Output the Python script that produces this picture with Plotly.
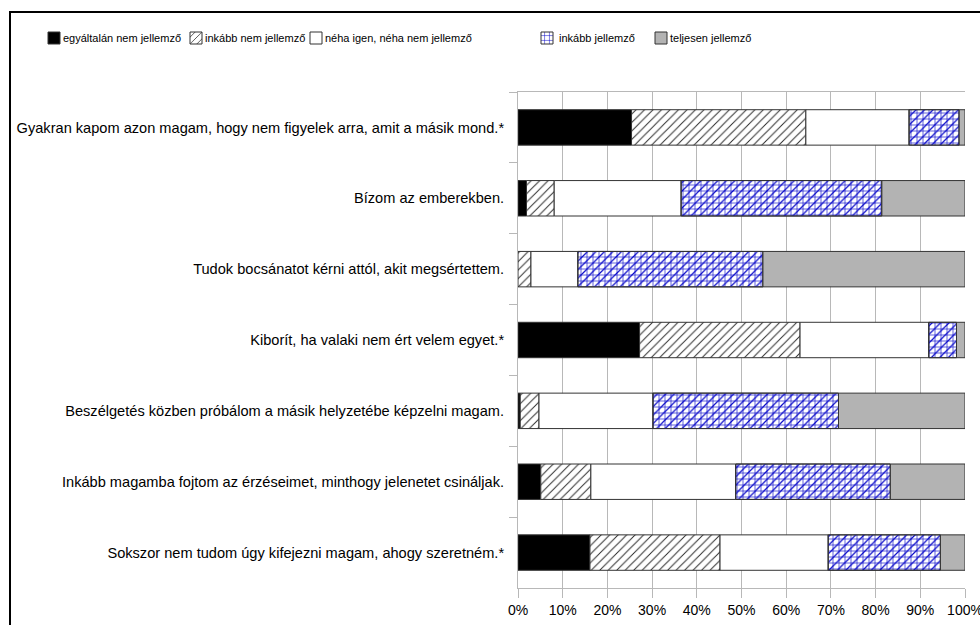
import numpy as np
import plotly.graph_objects as go

categories = [
    "Gyakran kapom azon magam, hogy nem figyelek arra, amit a másik mond.*",
    "Bízom az emberekben.",
    "Tudok bocsánatot kérni attól, akit megsértettem.",
    "Kiborít, ha valaki nem ért velem egyet.*",
    "Beszélgetés közben próbálom a másik helyzetébe képzelni magam.",
    "Inkább magamba fojtom az érzéseimet, minthogy jelenetet csináljak.",
    "Sokszor nem tudom úgy kifejezni magam, ahogy szeretném.*",
]
series_names = [
    "egyáltalán nem jellemző",
    "inkább nem jellemző",
    "néha igen, néha nem jellemző",
    "inkább jellemző",
    "teljesen jellemző",
]
egyaltalan_nem = [25.4, 1.9, 0.0, 27.2, 0.5, 5.1, 16.1]
inkabb_nem = [39.0, 6.2, 2.9, 35.9, 4.2, 11.2, 29.1]
neha = [23.1, 28.4, 10.5, 28.8, 25.5, 32.4, 24.2]
inkabb = [11.2, 44.9, 41.4, 6.2, 41.5, 34.6, 25.1]
teljesen = [1.3, 18.6, 45.2, 1.9, 28.3, 16.7, 5.5]
x_ticks = [0, 10, 20, 30, 40, 50, 60, 70, 80, 90, 100]
x_labels = [f"{v}%" for v in x_ticks]

values = [egyaltalan_nem, inkabb_nem, neha, inkabb, teljesen]
bases = np.cumsum([[0] * len(categories)] + values[:-1], axis=0)

outline = dict(color="#333333", width=1)
blue = "#0808c8"
styles = [
    dict(color="#000000", line=outline),
    dict(color="#ffffff", line=outline,
         pattern=dict(shape="/", size=6, solidity=0.16, fgcolor="#2a2a2a", bgcolor="#ffffff", fillmode="replace")),
    dict(color="#ffffff", line=outline),
    dict(color="#ffffff", line=outline,
         pattern=dict(shape="+", size=6, solidity=0.2, fgcolor=blue, bgcolor="#ffffff", fillmode="replace")),
    dict(color="#b3b3b3", line=outline),
]

W, H = 980, 625
L, R, T, B = 518, 15, 92, 37
pw, ph = W - L - R, H - T - B

def px2x(px):
    return (px - L) / pw

def py2y(py):
    return (H - B - py) / ph

# legend layout (pixels) in the reference: swatch centres and text starts
legend_swatch_px = [53, 195, 315, 546, 660]
legend_text_px = [61, 203, 323, 557, 668]
legend_y_px = 38
legend_ids = ["legend", "legend2", "legend3", "legend4", "legend5"]

fig = go.Figure()
for name, vals, base, st, lid in zip(series_names, values, bases, styles, legend_ids):
    fig.add_trace(go.Bar(
        y=categories, x=vals, base=list(base), name="", orientation="h",
        marker=st, hoverinfo="skip", legend=lid, showlegend=True,
        meta=name,
    ))
    if name == "inkább jellemző":
        fig.add_trace(go.Bar(
            y=categories, x=vals, base=list(base), name="", orientation="h",
            showlegend=False, hoverinfo="skip",
            marker=dict(color="rgba(0,0,0,0)", line=outline,
                        pattern=dict(shape="/", size=6, solidity=0.2, fgcolor=blue,
                                     bgcolor="rgba(0,0,0,0)", fillmode="replace")),
        ))

legend_layouts = {}
for lid, sx in zip(legend_ids, legend_swatch_px):
    legend_layouts[lid] = dict(
        orientation="h", x=px2x(sx - 19), y=py2y(legend_y_px), xanchor="left", yanchor="middle",
        font=dict(size=11), itemwidth=30, bgcolor="rgba(0,0,0,0)", borderwidth=0,
    )

annotations = [
    dict(text=name, xref="paper", yref="paper", x=px2x(tx), y=py2y(legend_y_px),
         xanchor="left", yanchor="middle", showarrow=False,
         font=dict(size=11, color="#000000"))
    for name, tx in zip(series_names, legend_text_px)
]

fig.update_layout(
    width=W, height=H,
    margin=dict(l=L, r=R, t=T, b=B, pad=0, autoexpand=False),
    barmode="overlay", bargap=0.5,
    paper_bgcolor="white", plot_bgcolor="white",
    font=dict(family="Liberation Sans, Arial, sans-serif", color="#000000"),
    xaxis=dict(range=[0, 100], tickvals=x_ticks, ticktext=x_labels,
               showgrid=True, gridcolor="#b8b8b8", gridwidth=1,
               showline=True, linecolor="#b8b8b8", linewidth=1, mirror=True,
               ticks="outside", ticklen=9, tickcolor="#b8b8b8", automargin=False,
               tickfont=dict(size=14), zeroline=False, ticklabeloverflow="allow"),
    yaxis=dict(categoryorder="array", categoryarray=categories, autorange="reversed",
               showgrid=False, showline=True, linecolor="#b8b8b8", linewidth=1,
               ticks="outside", ticklen=8, tickcolor="#b8b8b8", tickson="boundaries",
               automargin=False, tickfont=dict(size=14.6), ticklabelstandoff=10),
    annotations=annotations,
    shapes=[dict(type="rect", xref="paper", yref="paper",
                 x0=px2x(10), x1=px2x(W + 10), y0=py2y(H + 10), y1=py2y(12),
                 line=dict(color="#000000", width=2), fillcolor="rgba(0,0,0,0)", layer="above")],
    **legend_layouts,
)

fig.write_html("out.html")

WHAT YOU HAVE TO DO:
Reproduce the data above word for word from its first line through the line that holds "import plotly.graph_objects as go", both ends included; skip pictures.

WORKED SOLUTION:
Output the Python script that produces this picture with Plotly.
import numpy as np
import plotly.graph_objects as go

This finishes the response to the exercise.